Le Brésil de Lula n’est pas moins complexe. Là aussi, il faut se méfier des caricatures et éviter de considérer le leader du Parti des travailleurs (PT) élu en 2002 et triomphalement réélu en 2006 soit comme une icône altermondialiste, soit comme un social-traître. Le Brésil de Lula connaît d’importantes réformes sociales qui améliorent le sort des plus démunis, telles les Bolsa familia distribuées aux familles pauvres. Mais, dans le même temps, la politique économique mise en œuvre se distingue à peine de celle menée sous le régime libéral de Fernando Cardoso. Au point que Saint-Upéry qualifie ce mélange d’orthodoxie économique et de réforme sociale de « blairisme tropical » (p. 60).
Si Nestor Kichner est moins célèbre que ses homologues vénézuélien ou brésilien, son régime symbolise le mieux ces paradoxes sud-américains.

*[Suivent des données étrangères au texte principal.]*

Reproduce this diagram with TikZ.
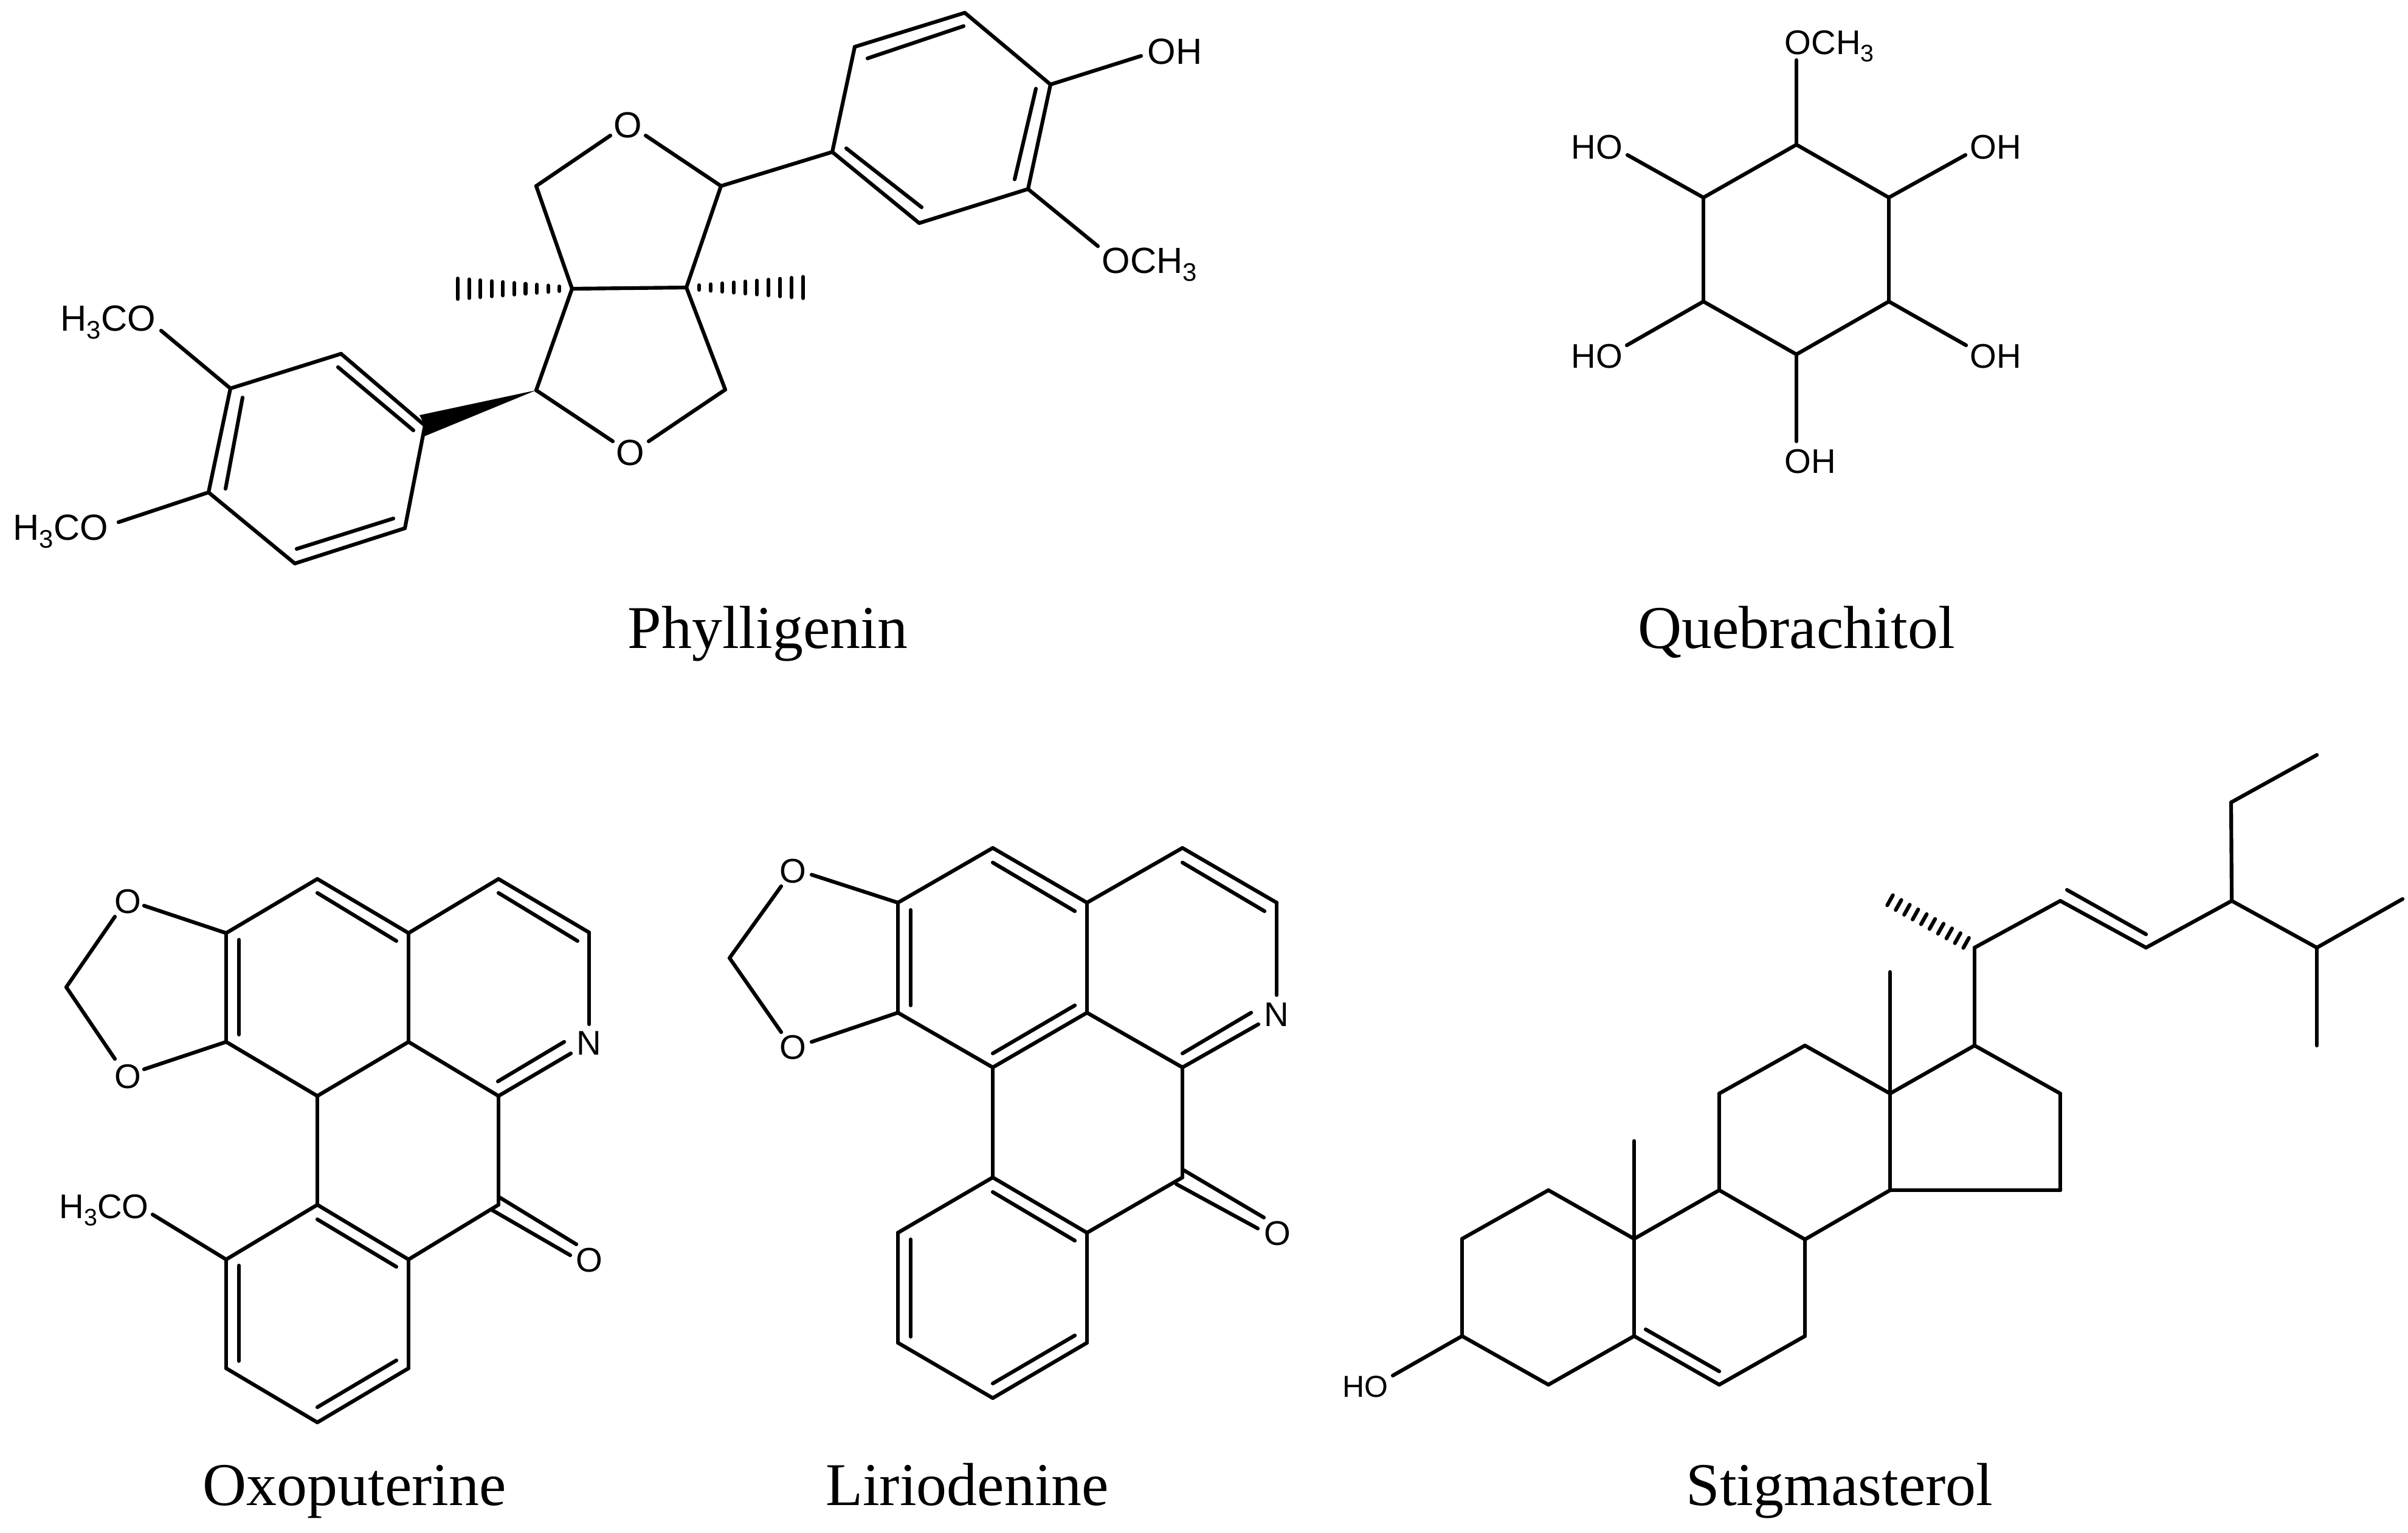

Élu du Parti justicialiste, le parti de Juan Peron, comme l’avait été le flamboyant Carlos Menem quinze ans plus tôt, Kichner est à la fois conservateur et progressiste. Il peut se targuer d’avoir rétabli la croissance après « l’apocalypse social » (p. 145) de la crise du peso. Surtout est mis à son actif d’avoir « restauré le minimum de dignité et d’autorité de la fonction présidentielle de l’État » (p. 185) après la faiblesse de Raul Alfonsin, les excentricités de Carlos Menem et l’incompétence de Fernado De La Rua.
Le dernier mythe sud-américain concerne la Bolivie et son nouveau président, « l’Indien » Evo Morales. Là encore, Marc Saint-Upéry nous invite à nous méfier des raccourcis hâtifs et des « illusions identitaires » qui figeraient les populations indigènes, beaucoup plus métissées et urbanisées qu’on ne l’imagine. Evo Morales en est un vivant exemple : il a quitté très jeune le pays aymara – dont il ne parle plus guère la langue – pour la zone tropicale du Chaparé. Et son parti, le MAS, est moins celui des Indiens (dont les plus extrémistes militent dans le mouvement quasi-séparatiste Pachakutik) que des syndicalistes anticapitalistes.
Au-delà du seul cas bolivien, l’émergence de mouvements indiens, au Pérou avec Ollanta Humala qui échoua de peu dans sa conquête du pouvoir ou en Équateur où l’outsider de gauche Rafael Correa l’emporta en novembre 2006, révèle dans toute l’Amérique du Sud une crise de la « colonialité du pouvoir ». Ce néologisme, emprunté au sociologue péruvien Anibal Quijano, désigne un mode d’organisation sociale qui n’est pas à strictement parler colonial, mais qui reste profondément marqué dans les mentalités par une survalorisation du Blanc et une stigmatisation du cholo, terme qui désigne à la fois le métis, le paysan, le plouc.
Revenant au point de commencement de son ouvrage, l’auteur nous ramène au Brésil. Les inégalités entre les races et entre les classes sont fortes et la « démocratie raciale » qu’on décrit complaisamment y reste utopique. Mais le Brésil vit une forme de « cordialité raciale », dans le sport, dans les lieux de culte, dans les réunions de quartier, que ne connaissent ni les États-Unis ni même l’Europe.